China will promote the reform of its collectively-owned forestry system this year to facilitate the development of forestry and provide more benefits for farmers, Jia Zhibang, director of the State Forestry Administration (SFA) said here Friday.
Jia made the remarks while addressing a national meeting on the reform of the collectively-owned forestry system held in central China's Jiangxi Province, noting that nationwide reform is necessary for the sound development of collectively-owned forestry. Reforms will probably end in 2010.
The reform aims to transfer more operational rights from local governments and local forestry administrations to farmers, Jia said.
After the reform, farmers will become forestry operators, signing long-term operating contracts with the government. Meanwhile, ownership of the forests will remain with the government.
Jia said that the operation rights will make farmers more involved in the planting and maintaining of trees and they will be able to pocket more money.

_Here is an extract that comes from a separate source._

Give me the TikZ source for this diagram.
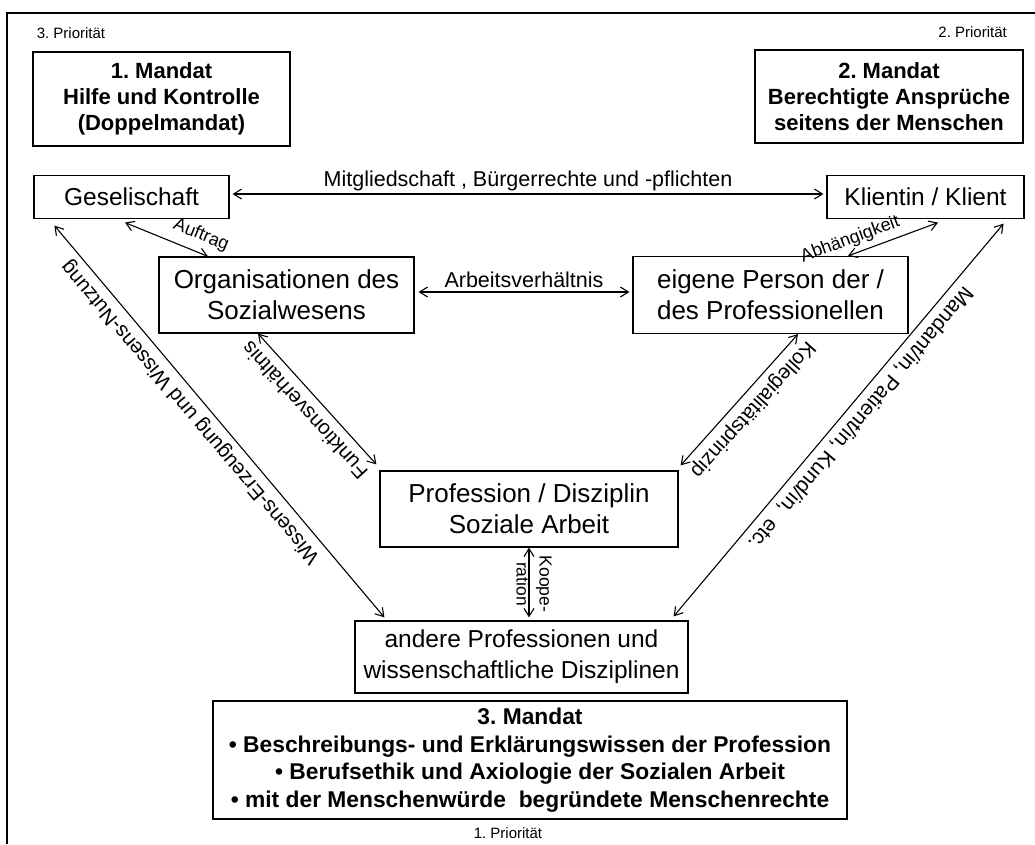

The trial reforms conducted in southeastern Fujian and central Jiangxi provinces in recent years have spurred farmers' commitment to forestry operations and enhanced their income.
Statistics show that the yearly plantation area of trees doubled in Fujian in 2005 after the reform. Similarly, farmers' forestry income in Jiangxi increased by 41 percent year-on-year in 2005.
Looking at the different situations in different provinces, Jia said that local characteristics and farmers' advice would be taken into consideration in the reform and the various solutions proposed.
Up to now, the administration has conducted trial reforms in Fujian, Jiangxi and Liaoning provinces, covering about 15 million hectares of forestry.
A considerable number of China's farmers live in mountainous areas and depend on forestry for their lives. Many of them are amongst the poorest people in China.
Insiders say that the reform will greatly benefit these people and help to lift them out of poverty, contributing to the country's poverty-lifting project.